The USDA began pursuing Miller last year for selling “adulterated meat,” which refers to food that has not been treated with the USDA’s chemical cocktails. All USDA-licensed processing plants are required to lace their food products with synthetic preservatives.
“Often they use citric acid, which you’d think comes from oranges or lemons, but it’s a modified substance made from corn . . . and they don’t even have to label it on the meat,” Miller said, according to Return to Now. “Our members don’t want any of that,” Miller added, referring to his 4,000 private food club members who pay top dollar for his “adulterated” products. “They want fresh, raw meat, with no additives. Our members want it straight from the farm with no preservatives on it.”
The USDA also forbids its licensed processing plants to sell certain organs which Miller says are “nutrient-dense" and beneficial for consumption.

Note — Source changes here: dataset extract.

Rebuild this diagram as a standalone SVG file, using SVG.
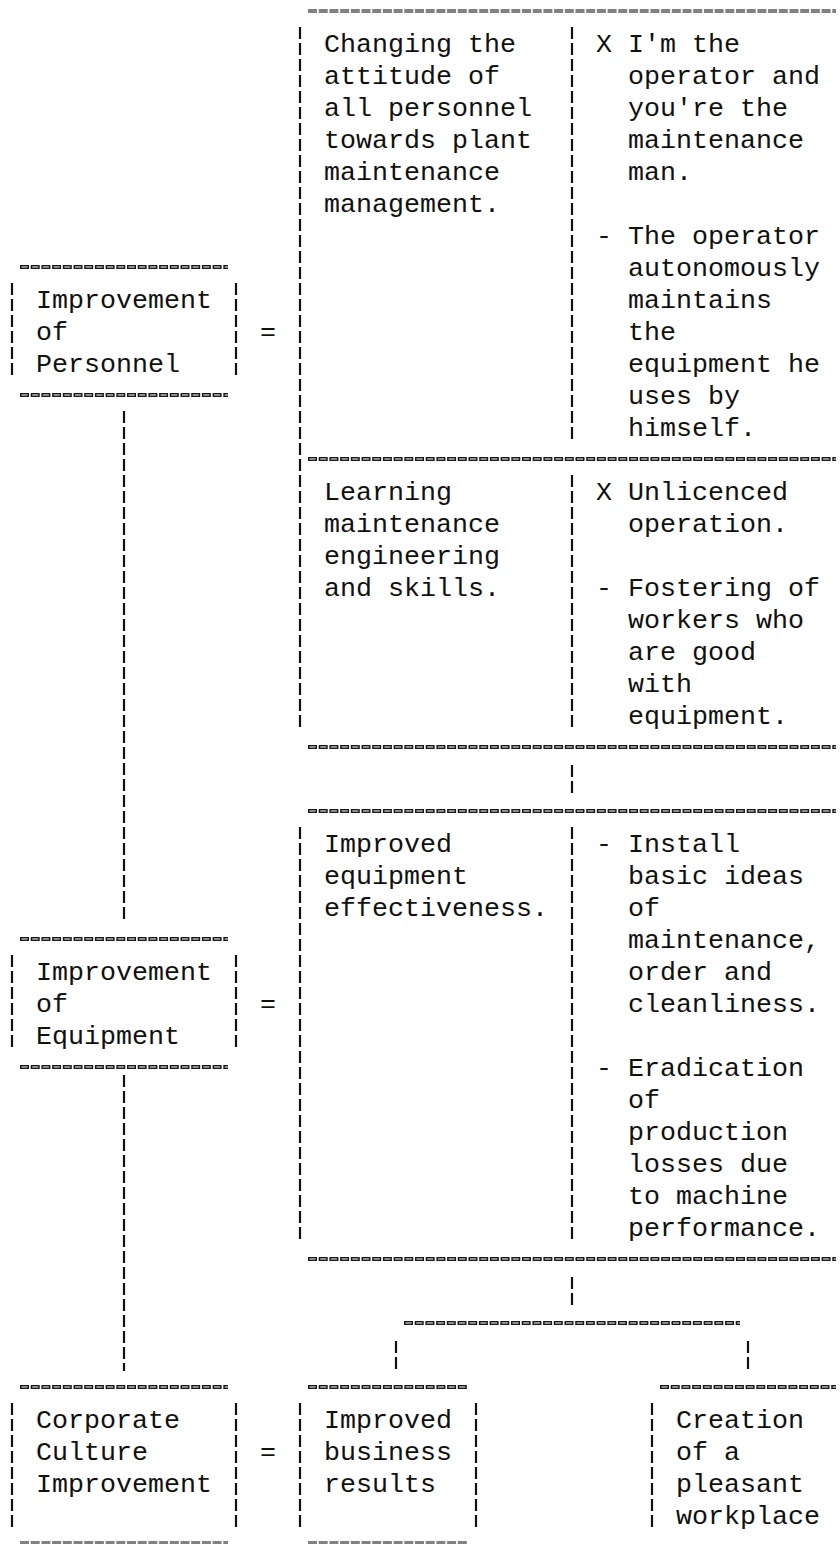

Furthermore, the process and cost of becoming licensed by the USDA are too prohibitive to small farmers.
“The rules and regulations are such that you have to get into debt $100,000 before you ever sell your first pound of meat, and the market’s not guaranteed,” Miller said. “There’s no option for farmers to start small and add on and buy equipment as they can.”
The federal government brought a lawsuit against Miller, who was ordered to submit his facilities, meat and poultry inventory, records, employees, and other staff for inspection. When he refused to “fully cooperate,” according to the court’s appointed inspector, Miller was raided by US Marshals who were authorized to use “reasonable force” including “the authority to break open locks, to remove barriers to entry, and physically to remove persons from the Premises.”
The court also imposed a $300,000 fine on Miller, which would be used to reimburse the US Marshals for the raid they carried out and to cover the USDA’s Food Safety and Inspection Service (FSIS) investigative costs. The court demanded a “good faith” payment of $50,000 in one week.
But Miller, with the help of attorney Robert Barnes, managed to score a victory in the US Court of Appeals, which placed the case in stay and abeyance and allows the farmer to continue selling his stored meat until a resolution is reached. The court also cut Miller’s fine to $55,000, payable over the next six months.
"I think this is an important story,” commented human rights leader and America’s Frontline Doctors Founder Dr. Simone Gold. “One: the attack on our freedoms is EVERYWHERE. Schools, doctors, food. Two: saving our freedom requires every ‘little’ person to say no! Three: our government agencies take regulations and distort and expand them beyond all recognition to control and curtail every aspect of our freedom. Prosecutors used USDA regs to shut down a small farmer! The government can always destroy any single individual if it chooses. We must refuse.”